Stop Complaining!


I have a boy who just turned 8. We eat dinner and shortly after he complains he’s hungry (I fix good, homemade balanced meals). When I fix dinner, he complains he doesn’t like what we’re having. He complains when my granddaughter comes for the summer and they play together. He can’t wait until she leaves. When she leaves, he complains he wants her back to play with. We have fun family outings and he says he doesn’t have fun. He goes to other peoples’ houses who love him and he complains it’s no fun. He goes to friends houses and comes home complaining they didn’t do this or that. What can I do about this constant complainer. Talking to him does nothing. I questioned him about it and he says he doesn’t have fun because he doesn’t get to do whatever he wants.
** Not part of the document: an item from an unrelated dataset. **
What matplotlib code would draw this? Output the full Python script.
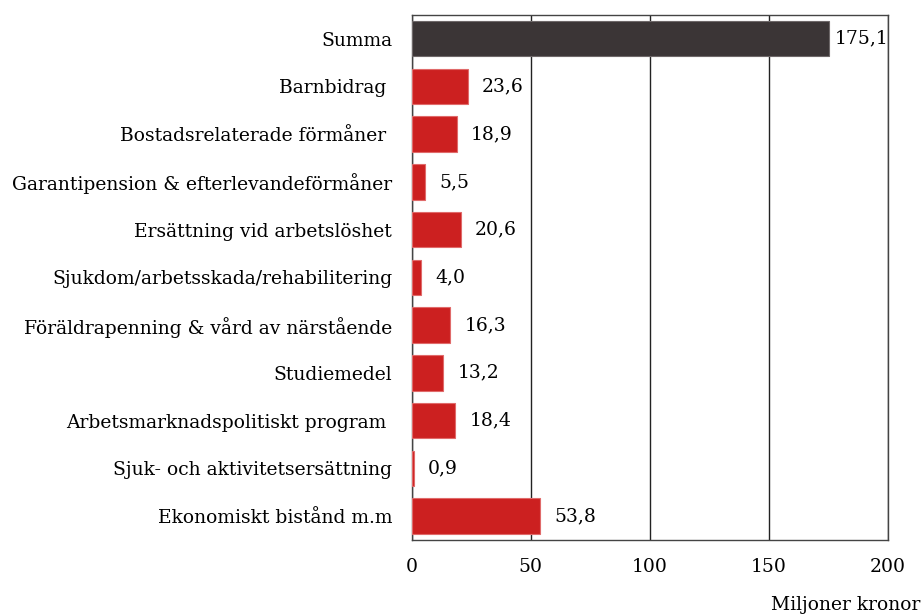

Complainers can be exhausting – if you give them the attention they are seeking. Your son’s reasoning to complain aligns nicely with an 8 year old developmentally. Talking to him fuels him and that explains why it does nothing. Commit to being a first responder and not a first reactor in order to diffuse the complaining. When he complains about food, be confident that you fed your family the best possible homemade balanced meal and you do not need to explain that further. When he complains when your granddaughter comes to visit, be confident that you are creating a lovely memory for your granddaughter as you observe the two of them having fun together. When he complains that he is not having fun, be confident that you cannot make him have fun, but you have provided the opportunity to have fun. The conclusion is that if you can detach yourself from the focus of changing your 8 year old’s outlook, you will actually create confidence in your parenting decisions.